Data listing
▬▬▬▬▬▬

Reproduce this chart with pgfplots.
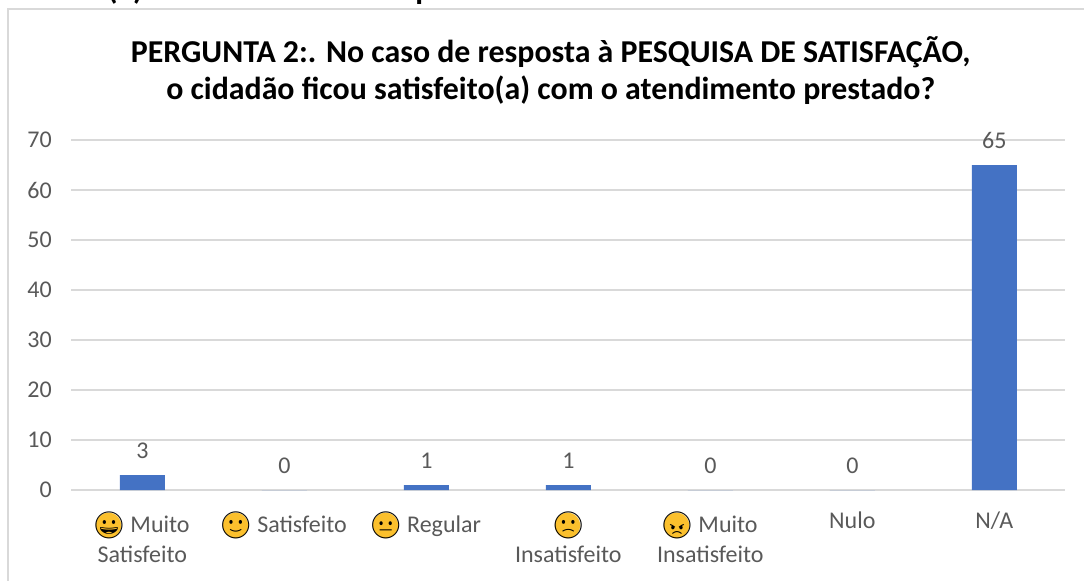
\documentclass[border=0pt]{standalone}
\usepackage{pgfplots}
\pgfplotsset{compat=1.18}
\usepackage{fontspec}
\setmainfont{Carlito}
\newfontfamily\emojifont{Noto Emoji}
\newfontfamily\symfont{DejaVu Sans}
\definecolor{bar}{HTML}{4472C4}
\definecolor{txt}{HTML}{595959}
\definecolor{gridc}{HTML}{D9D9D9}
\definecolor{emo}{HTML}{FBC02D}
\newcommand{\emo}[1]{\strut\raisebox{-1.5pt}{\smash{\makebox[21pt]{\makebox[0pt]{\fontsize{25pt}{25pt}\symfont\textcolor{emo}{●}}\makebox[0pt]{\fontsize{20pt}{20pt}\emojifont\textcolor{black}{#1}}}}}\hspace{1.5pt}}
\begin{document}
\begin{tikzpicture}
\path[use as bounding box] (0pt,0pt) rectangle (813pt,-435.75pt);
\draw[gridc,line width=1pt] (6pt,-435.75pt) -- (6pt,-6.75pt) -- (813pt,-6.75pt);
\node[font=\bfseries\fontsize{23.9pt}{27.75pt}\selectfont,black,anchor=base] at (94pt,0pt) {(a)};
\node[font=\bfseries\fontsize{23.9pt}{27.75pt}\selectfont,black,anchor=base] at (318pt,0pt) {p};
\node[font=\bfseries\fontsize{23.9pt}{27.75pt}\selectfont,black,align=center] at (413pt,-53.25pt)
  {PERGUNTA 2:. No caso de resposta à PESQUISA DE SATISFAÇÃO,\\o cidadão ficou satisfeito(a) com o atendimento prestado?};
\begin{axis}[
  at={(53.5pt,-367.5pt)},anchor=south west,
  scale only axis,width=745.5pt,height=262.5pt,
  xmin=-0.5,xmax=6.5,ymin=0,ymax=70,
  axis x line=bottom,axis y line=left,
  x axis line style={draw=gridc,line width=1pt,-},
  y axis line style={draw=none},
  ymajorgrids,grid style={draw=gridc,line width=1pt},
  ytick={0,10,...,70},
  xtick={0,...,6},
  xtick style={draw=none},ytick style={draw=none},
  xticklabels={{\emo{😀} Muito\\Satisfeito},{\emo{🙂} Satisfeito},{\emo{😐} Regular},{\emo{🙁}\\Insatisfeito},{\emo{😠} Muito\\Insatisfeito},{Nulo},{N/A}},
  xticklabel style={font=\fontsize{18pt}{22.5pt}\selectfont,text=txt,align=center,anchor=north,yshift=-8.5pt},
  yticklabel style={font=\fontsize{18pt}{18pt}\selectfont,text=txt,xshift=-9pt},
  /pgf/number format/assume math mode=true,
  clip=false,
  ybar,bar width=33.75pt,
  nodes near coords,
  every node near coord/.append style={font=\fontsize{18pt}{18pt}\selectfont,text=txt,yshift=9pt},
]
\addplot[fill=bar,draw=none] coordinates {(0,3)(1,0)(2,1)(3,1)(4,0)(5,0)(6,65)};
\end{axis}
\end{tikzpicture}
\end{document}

▬▬▬▬▬▬

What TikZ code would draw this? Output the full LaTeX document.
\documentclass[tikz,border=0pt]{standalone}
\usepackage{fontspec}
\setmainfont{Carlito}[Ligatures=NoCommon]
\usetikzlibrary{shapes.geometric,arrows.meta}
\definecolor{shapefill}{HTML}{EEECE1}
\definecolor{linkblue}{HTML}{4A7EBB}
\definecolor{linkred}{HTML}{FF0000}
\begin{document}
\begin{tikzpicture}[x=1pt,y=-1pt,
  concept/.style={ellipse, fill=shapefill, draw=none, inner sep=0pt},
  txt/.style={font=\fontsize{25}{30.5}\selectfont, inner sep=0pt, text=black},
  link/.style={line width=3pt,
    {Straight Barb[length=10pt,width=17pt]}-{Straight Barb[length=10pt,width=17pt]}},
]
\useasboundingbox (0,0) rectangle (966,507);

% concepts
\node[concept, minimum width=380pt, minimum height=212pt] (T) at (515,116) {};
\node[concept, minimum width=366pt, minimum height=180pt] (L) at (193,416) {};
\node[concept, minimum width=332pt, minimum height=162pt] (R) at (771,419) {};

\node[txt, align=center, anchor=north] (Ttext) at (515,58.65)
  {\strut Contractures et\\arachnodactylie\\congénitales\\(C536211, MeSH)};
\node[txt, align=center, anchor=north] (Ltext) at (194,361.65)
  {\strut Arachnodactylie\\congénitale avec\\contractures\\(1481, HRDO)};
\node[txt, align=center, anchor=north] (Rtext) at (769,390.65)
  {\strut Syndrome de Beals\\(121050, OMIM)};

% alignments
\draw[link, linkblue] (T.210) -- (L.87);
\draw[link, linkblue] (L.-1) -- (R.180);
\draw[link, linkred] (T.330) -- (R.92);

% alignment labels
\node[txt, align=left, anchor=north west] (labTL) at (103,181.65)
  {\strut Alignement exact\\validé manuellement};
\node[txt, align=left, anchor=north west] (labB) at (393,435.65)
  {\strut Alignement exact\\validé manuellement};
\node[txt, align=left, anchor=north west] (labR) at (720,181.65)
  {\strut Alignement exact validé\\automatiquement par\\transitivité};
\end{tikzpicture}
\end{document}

▬▬▬▬▬▬

Count all lines of the data that include "draw". The answer is the number alone.

11